— BEGIN SOURCE EXCERPT —

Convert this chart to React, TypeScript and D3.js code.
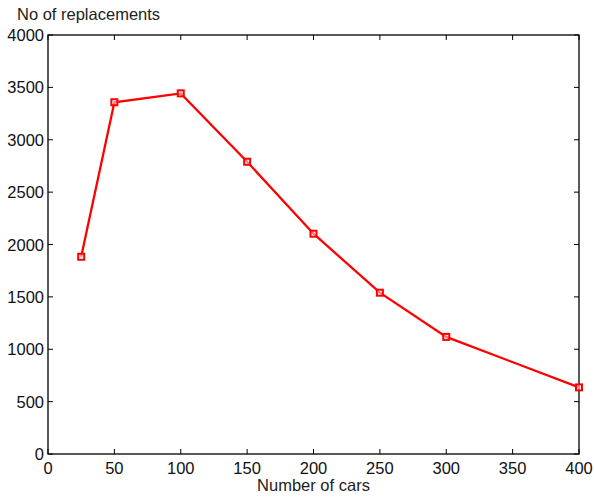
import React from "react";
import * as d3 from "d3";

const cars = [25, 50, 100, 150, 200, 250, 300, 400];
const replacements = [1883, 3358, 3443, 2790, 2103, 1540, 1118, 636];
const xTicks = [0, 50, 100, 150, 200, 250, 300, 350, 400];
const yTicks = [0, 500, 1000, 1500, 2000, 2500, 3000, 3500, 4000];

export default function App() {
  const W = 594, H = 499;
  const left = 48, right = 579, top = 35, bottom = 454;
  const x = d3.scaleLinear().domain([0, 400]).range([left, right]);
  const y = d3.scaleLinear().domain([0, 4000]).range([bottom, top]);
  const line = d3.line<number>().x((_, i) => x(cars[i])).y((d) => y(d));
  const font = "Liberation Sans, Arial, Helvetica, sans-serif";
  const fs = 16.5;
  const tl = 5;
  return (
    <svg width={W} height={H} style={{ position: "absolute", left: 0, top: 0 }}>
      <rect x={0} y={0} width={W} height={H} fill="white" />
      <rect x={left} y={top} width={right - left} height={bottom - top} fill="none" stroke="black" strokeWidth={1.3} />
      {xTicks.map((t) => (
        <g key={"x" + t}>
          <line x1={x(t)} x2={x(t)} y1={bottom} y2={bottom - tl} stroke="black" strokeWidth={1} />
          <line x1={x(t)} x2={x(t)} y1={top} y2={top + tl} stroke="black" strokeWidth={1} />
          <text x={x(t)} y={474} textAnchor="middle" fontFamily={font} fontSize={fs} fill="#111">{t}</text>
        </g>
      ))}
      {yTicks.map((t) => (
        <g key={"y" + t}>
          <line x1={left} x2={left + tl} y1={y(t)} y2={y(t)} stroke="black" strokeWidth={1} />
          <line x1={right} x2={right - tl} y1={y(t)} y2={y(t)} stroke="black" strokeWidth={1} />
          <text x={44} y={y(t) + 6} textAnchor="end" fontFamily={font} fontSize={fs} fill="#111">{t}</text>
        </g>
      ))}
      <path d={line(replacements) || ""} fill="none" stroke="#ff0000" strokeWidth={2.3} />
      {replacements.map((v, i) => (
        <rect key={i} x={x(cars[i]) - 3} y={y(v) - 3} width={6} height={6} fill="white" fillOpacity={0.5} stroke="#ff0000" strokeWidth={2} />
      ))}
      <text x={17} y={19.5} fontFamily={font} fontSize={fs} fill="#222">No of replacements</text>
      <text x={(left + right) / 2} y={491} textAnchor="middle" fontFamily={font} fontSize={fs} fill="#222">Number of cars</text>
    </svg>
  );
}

— END SOURCE EXCERPT —

Write out an exact copy of the listing, first line through the line containing "3000, 3500, 4000];", with the pictures left out.

Convert this chart to React, TypeScript and D3.js code.
import React from "react";
import * as d3 from "d3";

const cars = [25, 50, 100, 150, 200, 250, 300, 400];
const replacements = [1883, 3358, 3443, 2790, 2103, 1540, 1118, 636];
const xTicks = [0, 50, 100, 150, 200, 250, 300, 350, 400];
const yTicks = [0, 500, 1000, 1500, 2000, 2500, 3000, 3500, 4000];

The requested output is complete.